Gosport's HMS Sultan rows into the history books with back-to-back world records
ARMED forces personnel rowed their way into the history books after clinching back-to-back world records.
The combined tri-service team of serving and retired personnel at HMS Sultan in Gosport showed grit and determination as they tackled the 100,000-metre indoor rowing attempt – smashing the previous record by 10 minutes.
The squad not only set a new world record in the Concept2 30-39 years category, but trounced the previous British record time too.

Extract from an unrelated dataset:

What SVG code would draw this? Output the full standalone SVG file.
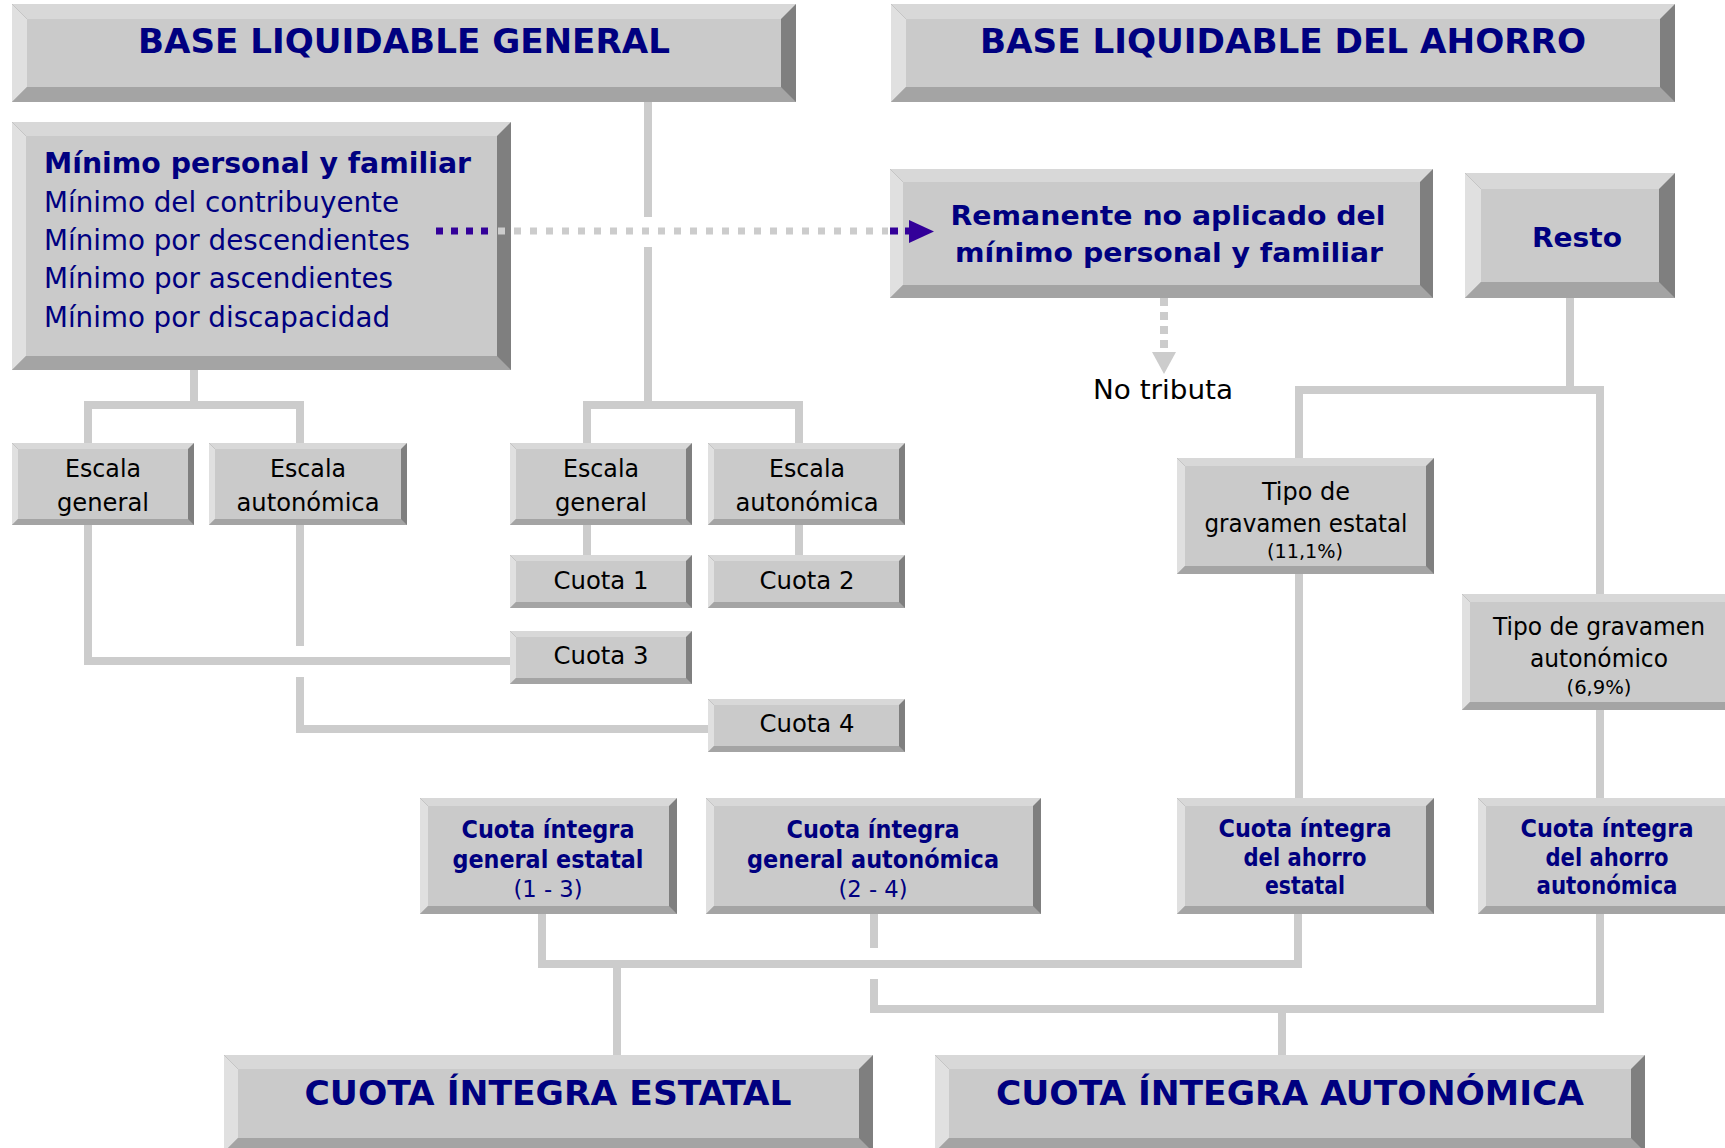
<svg xmlns="http://www.w3.org/2000/svg" width="1725" height="1148" viewBox="0 0 1725 1148">
<style>
.base{fill:#7f7f7f}
.bb{fill:#a4a4a4}
.bt{fill:#d8d8d8}
.bl{fill:#e0e0e0}
.face{fill:#cacaca}
text{font-family:"DejaVu Sans Condensed","DejaVu Sans",sans-serif;font-stretch:condensed}
.ttl{font-size:33px;font-weight:bold;fill:#000080;text-anchor:middle}
.nb{font-weight:bold;fill:#000080}
.nn{fill:#000080}
.bk{fill:#000000}
.c{text-anchor:middle}
.con{fill:none;stroke:#cccccc;stroke-width:8}
</style>
<rect width="1725" height="1148" fill="#ffffff"/>
<g id="nodes">
<g id="base-general">
<rect class="base" x="12" y="4" width="784" height="98"/>
<polygon class="bb" points="12,102 27,87 781,87 796,102"/>
<polygon class="bt" points="12,4 796,4 781,19 27,19"/>
<polygon class="bl" points="12,4 27,19 27,87 12,102"/>
<rect class="face" x="27" y="19" width="754" height="68"/>
<text class="ttl" x="404" y="53" textLength="532" lengthAdjust="spacingAndGlyphs">BASE LIQUIDABLE GENERAL</text>
</g>
<g id="base-ahorro">
<rect class="base" x="891" y="4" width="784" height="98"/>
<polygon class="bb" points="891,102 906,87 1660,87 1675,102"/>
<polygon class="bt" points="891,4 1675,4 1660,19 906,19"/>
<polygon class="bl" points="891,4 906,19 906,87 891,102"/>
<rect class="face" x="906" y="19" width="754" height="68"/>
<text class="ttl" x="1283" y="53" textLength="606" lengthAdjust="spacingAndGlyphs">BASE LIQUIDABLE DEL AHORRO</text>
</g>
<g id="minimo">
<rect class="base" x="12" y="122" width="499" height="248"/>
<polygon class="bb" points="12,370 26,356 497,356 511,370"/>
<polygon class="bt" points="12,122 511,122 497,136 26,136"/>
<polygon class="bl" points="12,122 26,136 26,356 12,370"/>
<rect class="face" x="26" y="136" width="471" height="220"/>
<text class="nb" x="44" y="173" font-size="28" textLength="427" lengthAdjust="spacingAndGlyphs">Mínimo personal y familiar</text>
<text class="nn" x="44" y="212" font-size="28" textLength="355" lengthAdjust="spacingAndGlyphs">Mínimo del contribuyente</text>
<text class="nn" x="44" y="250" font-size="28" textLength="366" lengthAdjust="spacingAndGlyphs">Mínimo por descendientes</text>
<text class="nn" x="44" y="288" font-size="28" textLength="349" lengthAdjust="spacingAndGlyphs">Mínimo por ascendientes</text>
<text class="nn" x="44" y="327" font-size="28" textLength="346" lengthAdjust="spacingAndGlyphs">Mínimo por discapacidad</text>
</g>
<g id="remanente">
<rect class="base" x="890" y="169" width="543" height="129"/>
<polygon class="bb" points="890,298 903,285 1420,285 1433,298"/>
<polygon class="bt" points="890,169 1433,169 1420,182 903,182"/>
<polygon class="bl" points="890,169 903,182 903,285 890,298"/>
<rect class="face" x="903" y="182" width="517" height="103"/>
<text class="nb c" x="1168" y="225" font-size="26" textLength="435" lengthAdjust="spacingAndGlyphs">Remanente no aplicado del</text>
<text class="nb c" x="1169" y="262" font-size="26" textLength="428" lengthAdjust="spacingAndGlyphs">mínimo personal y familiar</text>
</g>
<g id="resto">
<rect class="base" x="1465" y="173" width="210" height="125"/>
<polygon class="bb" points="1465,298 1481,282 1659,282 1675,298"/>
<polygon class="bt" points="1465,173 1675,173 1659,189 1481,189"/>
<polygon class="bl" points="1465,173 1481,189 1481,282 1465,298"/>
<rect class="face" x="1481" y="189" width="178" height="93"/>
<text class="nb c" x="1577" y="247" font-size="27" textLength="90" lengthAdjust="spacingAndGlyphs">Resto</text>
</g>
<g id="no-tributa">
<text class="bk c" x="1163" y="399" font-size="26" textLength="140" lengthAdjust="spacingAndGlyphs">No tributa</text>
</g>
<g id="escala-general-1">
<rect class="base" x="12" y="443" width="182" height="82"/>
<polygon class="bb" points="12,525 18,519 188,519 194,525"/>
<polygon class="bt" points="12,443 194,443 188,449 18,449"/>
<polygon class="bl" points="12,443 18,449 18,519 12,525"/>
<rect class="face" x="18" y="449" width="170" height="70"/>
<text class="bk c" x="103" y="477" font-size="25" textLength="76" lengthAdjust="spacingAndGlyphs">Escala</text>
<text class="bk c" x="103" y="511" font-size="25" textLength="92" lengthAdjust="spacingAndGlyphs">general</text>
</g>
<g id="escala-autonomica-1">
<rect class="base" x="209" y="443" width="198" height="82"/>
<polygon class="bb" points="209,525 215,519 401,519 407,525"/>
<polygon class="bt" points="209,443 407,443 401,449 215,449"/>
<polygon class="bl" points="209,443 215,449 215,519 209,525"/>
<rect class="face" x="215" y="449" width="186" height="70"/>
<text class="bk c" x="308" y="477" font-size="25" textLength="76" lengthAdjust="spacingAndGlyphs">Escala</text>
<text class="bk c" x="308" y="511" font-size="25" textLength="143" lengthAdjust="spacingAndGlyphs">autonómica</text>
</g>
<g id="escala-general-2">
<rect class="base" x="510" y="443" width="182" height="82"/>
<polygon class="bb" points="510,525 516,519 686,519 692,525"/>
<polygon class="bt" points="510,443 692,443 686,449 516,449"/>
<polygon class="bl" points="510,443 516,449 516,519 510,525"/>
<rect class="face" x="516" y="449" width="170" height="70"/>
<text class="bk c" x="601" y="477" font-size="25" textLength="76" lengthAdjust="spacingAndGlyphs">Escala</text>
<text class="bk c" x="601" y="511" font-size="25" textLength="92" lengthAdjust="spacingAndGlyphs">general</text>
</g>
<g id="escala-autonomica-2">
<rect class="base" x="708" y="443" width="197" height="82"/>
<polygon class="bb" points="708,525 714,519 899,519 905,525"/>
<polygon class="bt" points="708,443 905,443 899,449 714,449"/>
<polygon class="bl" points="708,443 714,449 714,519 708,525"/>
<rect class="face" x="714" y="449" width="185" height="70"/>
<text class="bk c" x="807" y="477" font-size="25" textLength="76" lengthAdjust="spacingAndGlyphs">Escala</text>
<text class="bk c" x="807" y="511" font-size="25" textLength="143" lengthAdjust="spacingAndGlyphs">autonómica</text>
</g>
<g id="cuota-1">
<rect class="base" x="510" y="555" width="182" height="53"/>
<polygon class="bb" points="510,608 516,602 686,602 692,608"/>
<polygon class="bt" points="510,555 692,555 686,561 516,561"/>
<polygon class="bl" points="510,555 516,561 516,602 510,608"/>
<rect class="face" x="516" y="561" width="170" height="41"/>
<text class="bk c" x="601" y="589" font-size="25" textLength="95" lengthAdjust="spacingAndGlyphs">Cuota 1</text>
</g>
<g id="cuota-2">
<rect class="base" x="708" y="555" width="197" height="53"/>
<polygon class="bb" points="708,608 714,602 899,602 905,608"/>
<polygon class="bt" points="708,555 905,555 899,561 714,561"/>
<polygon class="bl" points="708,555 714,561 714,602 708,608"/>
<rect class="face" x="714" y="561" width="185" height="41"/>
<text class="bk c" x="807" y="589" font-size="25" textLength="95" lengthAdjust="spacingAndGlyphs">Cuota 2</text>
</g>
<g id="cuota-3">
<rect class="base" x="510" y="631" width="182" height="53"/>
<polygon class="bb" points="510,684 516,678 686,678 692,684"/>
<polygon class="bt" points="510,631 692,631 686,637 516,637"/>
<polygon class="bl" points="510,631 516,637 516,678 510,684"/>
<rect class="face" x="516" y="637" width="170" height="41"/>
<text class="bk c" x="601" y="664" font-size="25" textLength="95" lengthAdjust="spacingAndGlyphs">Cuota 3</text>
</g>
<g id="cuota-4">
<rect class="base" x="708" y="699" width="197" height="53"/>
<polygon class="bb" points="708,752 714,746 899,746 905,752"/>
<polygon class="bt" points="708,699 905,699 899,705 714,705"/>
<polygon class="bl" points="708,699 714,705 714,746 708,752"/>
<rect class="face" x="714" y="705" width="185" height="41"/>
<text class="bk c" x="807" y="732" font-size="25" textLength="95" lengthAdjust="spacingAndGlyphs">Cuota 4</text>
</g>
<g id="tipo-estatal">
<rect class="base" x="1177" y="458" width="257" height="116"/>
<polygon class="bb" points="1177,574 1185,566 1426,566 1434,574"/>
<polygon class="bt" points="1177,458 1434,458 1426,466 1185,466"/>
<polygon class="bl" points="1177,458 1185,466 1185,566 1177,574"/>
<rect class="face" x="1185" y="466" width="241" height="100"/>
<text class="bk c" x="1306" y="500" font-size="25" textLength="88" lengthAdjust="spacingAndGlyphs">Tipo de</text>
<text class="bk c" x="1306" y="532" font-size="25" textLength="203" lengthAdjust="spacingAndGlyphs">gravamen estatal</text>
<text class="bk c" x="1305" y="558" font-size="20" textLength="76" lengthAdjust="spacingAndGlyphs">(11,1%)</text>
</g>
<g id="tipo-autonomico">
<rect class="base" x="1462" y="594" width="274" height="116"/>
<polygon class="bb" points="1462,710 1470,702 1728,702 1736,710"/>
<polygon class="bt" points="1462,594 1736,594 1728,602 1470,602"/>
<polygon class="bl" points="1462,594 1470,602 1470,702 1462,710"/>
<rect class="face" x="1470" y="602" width="258" height="100"/>
<text class="bk c" x="1599" y="635" font-size="25" textLength="212" lengthAdjust="spacingAndGlyphs">Tipo de gravamen</text>
<text class="bk c" x="1599" y="667" font-size="25" textLength="138" lengthAdjust="spacingAndGlyphs">autonómico</text>
<text class="bk c" x="1599" y="694" font-size="20" textLength="65" lengthAdjust="spacingAndGlyphs">(6,9%)</text>
</g>
<g id="ci-general-estatal">
<rect class="base" x="420" y="798" width="257" height="116"/>
<polygon class="bb" points="420,914 428,906 669,906 677,914"/>
<polygon class="bt" points="420,798 677,798 669,806 428,806"/>
<polygon class="bl" points="420,798 428,806 428,906 420,914"/>
<rect class="face" x="428" y="806" width="241" height="100"/>
<text class="nb c" x="548" y="838" font-size="24" textLength="173" lengthAdjust="spacingAndGlyphs">Cuota íntegra</text>
<text class="nb c" x="548" y="868" font-size="24" textLength="191" lengthAdjust="spacingAndGlyphs">general estatal</text>
<text class="nn c" x="548" y="897" font-size="23" textLength="69" lengthAdjust="spacingAndGlyphs">(1 - 3)</text>
</g>
<g id="ci-general-autonomica">
<rect class="base" x="706" y="798" width="335" height="116"/>
<polygon class="bb" points="706,914 714,906 1033,906 1041,914"/>
<polygon class="bt" points="706,798 1041,798 1033,806 714,806"/>
<polygon class="bl" points="706,798 714,806 714,906 706,914"/>
<rect class="face" x="714" y="806" width="319" height="100"/>
<text class="nb c" x="873" y="838" font-size="24" textLength="173" lengthAdjust="spacingAndGlyphs">Cuota íntegra</text>
<text class="nb c" x="873" y="868" font-size="24" textLength="252" lengthAdjust="spacingAndGlyphs">general autonómica</text>
<text class="nn c" x="873" y="897" font-size="23" textLength="69" lengthAdjust="spacingAndGlyphs">(2 - 4)</text>
</g>
<g id="ci-ahorro-estatal">
<rect class="base" x="1177" y="798" width="257" height="116"/>
<polygon class="bb" points="1177,914 1185,906 1426,906 1434,914"/>
<polygon class="bt" points="1177,798 1434,798 1426,806 1185,806"/>
<polygon class="bl" points="1177,798 1185,806 1185,906 1177,914"/>
<rect class="face" x="1185" y="806" width="241" height="100"/>
<text class="nb c" x="1305" y="837" font-size="24" textLength="173" lengthAdjust="spacingAndGlyphs">Cuota íntegra</text>
<text class="nb c" x="1305" y="866" font-size="24" textLength="123" lengthAdjust="spacingAndGlyphs">del ahorro</text>
<text class="nb c" x="1305" y="894" font-size="24" textLength="80" lengthAdjust="spacingAndGlyphs">estatal</text>
</g>
<g id="ci-ahorro-autonomica">
<rect class="base" x="1478" y="798" width="258" height="116"/>
<polygon class="bb" points="1478,914 1486,906 1728,906 1736,914"/>
<polygon class="bt" points="1478,798 1736,798 1728,806 1486,806"/>
<polygon class="bl" points="1478,798 1486,806 1486,906 1478,914"/>
<rect class="face" x="1486" y="806" width="242" height="100"/>
<text class="nb c" x="1607" y="837" font-size="24" textLength="173" lengthAdjust="spacingAndGlyphs">Cuota íntegra</text>
<text class="nb c" x="1607" y="866" font-size="24" textLength="123" lengthAdjust="spacingAndGlyphs">del ahorro</text>
<text class="nb c" x="1607" y="894" font-size="24" textLength="141" lengthAdjust="spacingAndGlyphs">autonómica</text>
</g>
<g id="cuota-integra-estatal">
<rect class="base" x="224" y="1055" width="649" height="97"/>
<polygon class="bb" points="224,1152 238,1138 859,1138 873,1152"/>
<polygon class="bt" points="224,1055 873,1055 859,1069 238,1069"/>
<polygon class="bl" points="224,1055 238,1069 238,1138 224,1152"/>
<rect class="face" x="238" y="1069" width="621" height="69"/>
<text class="ttl" x="548" y="1105" textLength="487" lengthAdjust="spacingAndGlyphs">CUOTA ÍNTEGRA ESTATAL</text>
</g>
<g id="cuota-integra-autonomica">
<rect class="base" x="935" y="1055" width="710" height="97"/>
<polygon class="bb" points="935,1152 949,1138 1631,1138 1645,1152"/>
<polygon class="bt" points="935,1055 1645,1055 1631,1069 949,1069"/>
<polygon class="bl" points="935,1055 949,1069 949,1138 935,1152"/>
<rect class="face" x="949" y="1069" width="682" height="69"/>
<text class="ttl" x="1290" y="1105" textLength="588" lengthAdjust="spacingAndGlyphs">CUOTA ÍNTEGRA AUTONÓMICA</text>
</g>
</g>
<g id="connectors">
<path class="con" d="M194 370 V405 M88 443 V405 H300 V443"/>
<path class="con" d="M648 102 V217 M648 247 V405 M587 443 V405 H799 V443"/>
<path class="con" d="M587 525 V555 M799 525 V555"/>
<path class="con" d="M88 525 V661 H510"/>
<path class="con" d="M300 525 V646 M300 677 V729 H708"/>
<path class="con" d="M1570 298 V390 M1299 458 V390 H1600 V594"/>
<path class="con" d="M1299 574 V798 M1600 710 V798"/>
<path class="con" d="M542 914 V964 H1298 V914 M617 964 V1055"/>
<path class="con" d="M874 914 V948 M874 979 V1009 H1600 V914 M1282 1009 V1055"/>
<line x1="1164" y1="298" x2="1164" y2="353" stroke="#cccccc" stroke-width="8" stroke-dasharray="8 6"/>
<polygon points="1152,352 1176,352 1164,374" fill="#cccccc"/>
<line x1="498" y1="231" x2="888" y2="231" stroke="#cccccc" stroke-width="7" stroke-dasharray="7 9"/>
<line x1="436" y1="231" x2="495" y2="231" stroke="#330099" stroke-width="7" stroke-dasharray="7 8"/>
<line x1="890" y1="231" x2="912" y2="231" stroke="#330099" stroke-width="7" stroke-dasharray="8 7"/>
<polygon points="909,220 909,243 934,231.5" fill="#330099"/>
</g>
</svg>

The remarkable achievement comes 13 months after men and women from Sultan broke the world record for the furthest distance rowed in 24 hours, racking up more than 450,000 metres.
Commander Sophie Shaughnessy, Sultan’s executive officer, was stunned by the team’s latest effort.
‘To achieve one British and world record here was a massive achievement, but two in the space of two years is just phenomenal and I understand they have other records in their sights,’ she said,
‘Their success in 2015 and then again in 2016, means we are already looking forwards to further success in 2017.’
The team, made up of members of the navy, Royal Air Force and the Sub7 indoor rowing club, had been preparing to beat a time of 5hrs 43secs set in 2013.
But they had to ramp up their efforts after a 19-strong French indoor rowing team smashed this just days before the event, recording a new record of 4hrs 44mins.
Undeterred, Sultan’s team pushed itself to the limit, finishing the distance in 4hrs 34mins 45sec.
Corporal Rob Jones was part of the 2015 record-breaking attempt as well as this year’s.
He said: ‘It was a surprise to hear about the new world record that the French had set leading in to the challenge, but it didn’t put us off.
‘We wanted to raise the profile of indoor rowing within the armed forces.
‘With the whole team associated with the services in one way or another, we were delighted to be able to complete the task within the military environment.
‘Once we got past the half-way mark in good time, we knew it was ours to lose and we just pushed on in.
‘The last 10km were just a blur really, but we got where we wanted to be and with time to spare.’